Quant à l’importance de cette œuvre pour l’histoire de la langue serbe (laquelle possède si peu de monuments appartenant au douzième siècle) et pour l’histoire de la littérature liturgique, les quelques observations qui terminent le présent volume en donneront une idée suffisante.

Belgrade, à Paques, 1897.

Ljubomir Stojanović.


[1] Voir le chant sur l’Insurrection du prince Miloch contre les Turcs, qui débute ainsi : Voici que deux noirs corbeaux partirent en s’envolant  – du noble pays de Serbie – de la Morava aux eaux houleuses – du haut de la coupole de l’église de Némanyitch – de l’église de Sracimir – qui fut ban il y a longtemps – et maître de tout le pays de la Morava... » (Vouk, IV4, 315).

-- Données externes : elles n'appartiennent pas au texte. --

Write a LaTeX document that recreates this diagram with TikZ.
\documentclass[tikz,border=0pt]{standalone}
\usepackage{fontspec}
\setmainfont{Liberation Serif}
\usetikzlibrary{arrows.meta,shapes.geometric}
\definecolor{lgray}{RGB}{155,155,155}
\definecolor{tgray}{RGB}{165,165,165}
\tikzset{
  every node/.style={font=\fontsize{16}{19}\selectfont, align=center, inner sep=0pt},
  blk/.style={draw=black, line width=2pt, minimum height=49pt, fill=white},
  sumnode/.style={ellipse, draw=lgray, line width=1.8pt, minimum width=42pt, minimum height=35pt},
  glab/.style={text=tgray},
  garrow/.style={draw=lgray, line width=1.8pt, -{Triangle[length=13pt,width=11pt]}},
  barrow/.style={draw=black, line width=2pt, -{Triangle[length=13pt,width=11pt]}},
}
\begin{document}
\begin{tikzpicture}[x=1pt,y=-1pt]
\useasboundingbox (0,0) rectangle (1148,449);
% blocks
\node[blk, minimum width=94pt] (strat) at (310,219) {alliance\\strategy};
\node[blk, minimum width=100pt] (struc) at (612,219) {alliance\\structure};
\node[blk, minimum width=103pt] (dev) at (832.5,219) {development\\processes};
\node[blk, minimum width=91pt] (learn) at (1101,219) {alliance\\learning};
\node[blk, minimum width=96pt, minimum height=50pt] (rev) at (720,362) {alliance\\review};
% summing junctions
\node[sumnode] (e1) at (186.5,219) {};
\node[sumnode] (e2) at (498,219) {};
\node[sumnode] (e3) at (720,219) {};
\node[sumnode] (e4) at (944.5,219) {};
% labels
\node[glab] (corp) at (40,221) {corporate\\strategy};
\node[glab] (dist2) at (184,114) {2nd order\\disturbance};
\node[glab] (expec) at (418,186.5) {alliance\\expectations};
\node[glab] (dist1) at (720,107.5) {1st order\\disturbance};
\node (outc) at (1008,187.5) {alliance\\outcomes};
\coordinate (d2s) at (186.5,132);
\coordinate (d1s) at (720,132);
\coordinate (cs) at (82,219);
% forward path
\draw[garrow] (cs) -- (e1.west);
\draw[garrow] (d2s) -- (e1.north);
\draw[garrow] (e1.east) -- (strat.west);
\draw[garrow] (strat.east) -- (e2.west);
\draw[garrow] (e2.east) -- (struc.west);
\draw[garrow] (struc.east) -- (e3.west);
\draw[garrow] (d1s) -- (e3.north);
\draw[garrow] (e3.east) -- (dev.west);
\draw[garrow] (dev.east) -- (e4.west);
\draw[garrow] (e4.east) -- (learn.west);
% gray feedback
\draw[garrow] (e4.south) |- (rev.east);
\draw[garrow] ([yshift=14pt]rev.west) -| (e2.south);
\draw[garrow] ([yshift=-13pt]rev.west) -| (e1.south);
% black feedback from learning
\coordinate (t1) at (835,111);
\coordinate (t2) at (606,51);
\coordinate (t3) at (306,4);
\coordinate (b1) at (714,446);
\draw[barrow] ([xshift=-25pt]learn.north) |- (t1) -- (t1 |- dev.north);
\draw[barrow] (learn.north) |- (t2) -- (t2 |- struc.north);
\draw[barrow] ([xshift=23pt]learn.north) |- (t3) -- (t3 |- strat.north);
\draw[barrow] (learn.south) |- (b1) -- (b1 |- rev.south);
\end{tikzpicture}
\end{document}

[2] On ne peut se défendre d’une agréable surprise en voyant confirmée par un détail linguistique l’hypothèse de cette influence de l’Art Occidental. A la page 40 (71a), au-dessus de la tête de Saint Jean-Baptiste, on distingue l’inscription suivante žvanь batista. Les images des trois évangélistes qui se trouvent à la première page rappellent tellement la manière des peintres d’Orient et sont tellement différentes des autres qu’on est obligé de les supposer copiées d’après un modèle, tandis que les autres auraient été exécutées sans modèle.